▶ [GIVEN MATERIAL]

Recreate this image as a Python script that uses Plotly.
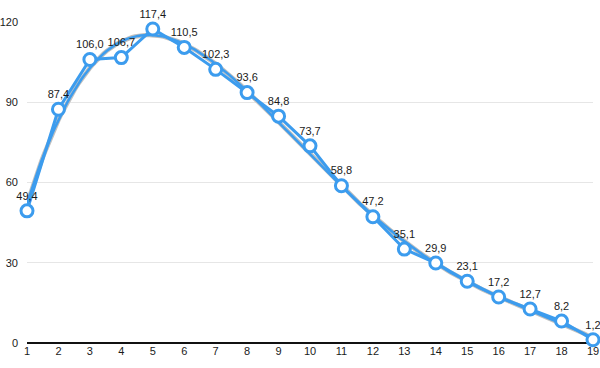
import numpy as np
import plotly.graph_objects as go

x_values = list(range(1, 20))
y_values = [49.4, 87.4, 106.0, 106.7, 117.4, 110.5, 102.3, 93.6, 84.8, 73.7,
            58.8, 47.2, 35.1, 29.9, 23.1, 17.2, 12.7, 8.2, 1.2]
y_ticks = [0, 30, 60, 90, 120]
x_ticks = x_values

BLUE = "#3c9cee"

# polynomial trendline fitted to the data (as in the original chart)
coef = np.polyfit(x_values, y_values, 4)
xs = np.linspace(1, 19, 200)
trend = np.polyval(coef, xs)

fig = go.Figure()
fig.add_trace(go.Scatter(x=xs, y=trend, mode="lines",
                         line=dict(color="#c0c0c0", width=4.5), hoverinfo="skip"))
fig.add_trace(go.Scatter(x=xs, y=trend, mode="lines",
                         line=dict(color=BLUE, width=2.5), hoverinfo="skip"))
fig.add_trace(go.Scatter(
    x=x_values, y=y_values, mode="lines+markers+text",
    line=dict(color=BLUE, width=3),
    marker=dict(size=12, color="white", line=dict(color=BLUE, width=3)),
    text=[f"{v:.1f}".replace(".", ",") for v in y_values],
    textposition="top center",
    textfont=dict(family="Liberation Sans, Arial, sans-serif", size=11, color="#1a1a1a"),
    cliponaxis=False,
))

fig.update_layout(
    width=600, height=368,
    margin=dict(l=27, r=7, t=22, b=25),
    paper_bgcolor="white", plot_bgcolor="white",
    showlegend=False,
    font=dict(family="Liberation Sans, Arial, sans-serif", size=11, color="#1a1a1a"),
    xaxis=dict(range=[1, 19], tickvals=x_ticks, showgrid=False, zeroline=False,
               showline=False, ticks="", tickfont=dict(size=11), automargin=False),
    yaxis=dict(range=[0, 120], tickvals=y_ticks, showgrid=True, gridcolor="#e6e6e6",
               gridwidth=1, zeroline=True, zerolinecolor="#111", zerolinewidth=1.5,
               showline=False, ticks="", ticklabelstandoff=8, tickfont=dict(size=11),
               automargin=False),
)
fig.write_html("out.html", config={"displayModeBar": False},
               post_script="document.body.style.margin='0';")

▶ [WRITTEN REQUEST] From the first line above down to the line with "import plotly.graph_objects as go", reproduce every line and no others, omitting pictures.

▶ [EXPECTED OUTPUT]
Recreate this image as a Python script that uses Plotly.
import numpy as np
import plotly.graph_objects as go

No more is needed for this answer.